13.0 moles of gas are in a 5.00 L tank at 20.4 °C. Calculate the difference in pressure between methane and an ideal gas under these conditions. The van der Waals constants for methane are a = 2.300 L2 ⋅ atm/mol2 and b = 0.0430 L/mol.

Kinetic molecular theory makes certain assumptions about gases that are, in fact, not true for real gases. Therefore, the measured properties of a gas are often slightly different from the values predicted by the ideal gas law. The van der Waals equation is a more exact way of calculating properties of real gases. The formula includes two constants, a and b, that are unique for each gas.

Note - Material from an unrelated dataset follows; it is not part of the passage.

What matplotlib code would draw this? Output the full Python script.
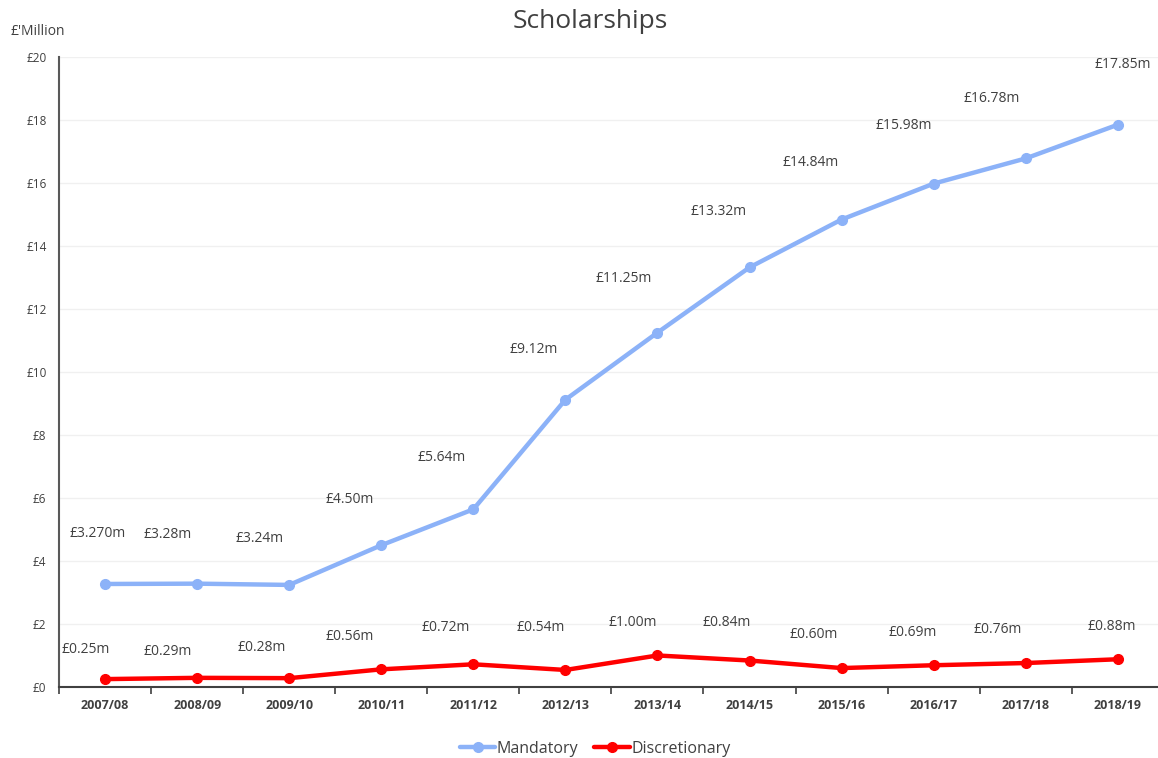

The van der Waals equation is

$\left(P+\frac{{\mathrm{an}}^{2}}{{V}^{2}}\right)\mathbf{\left(}\mathbf{V}\mathbf{-}\mathbf{nb}\mathbf{\right)}\mathbf{=}\mathbf{nRT}$

where P is the pressure, n the number of moles of gas, V the volume, T the temperature, and R the gas constant. All real gases possess intermolecular forces that can slightly decrease the observed pressure.

In the van der Waals equation, the variable P is adjusted to

$\mathbf{P}\mathbf{+}\frac{{\mathbf{an}}^{\mathbf{2}}}{{\mathbf{V}}^{\mathbf{2}}}$

where a is the attractive force between molecules.

The volume of a gas is defined as the space in which the gas molecules can move. When using the ideal gas law we make the assumption that this space is equal to the volume of the container. However, the gas molecules themselves take up some space in the container. So in the van der Waals equation, the variable V is adjusted to be the volume of the container minus the space taken up by the molecules

$\mathbf{V}\mathbf{-}\mathbf{nb}$

where bb is the volume of a mole of molecules.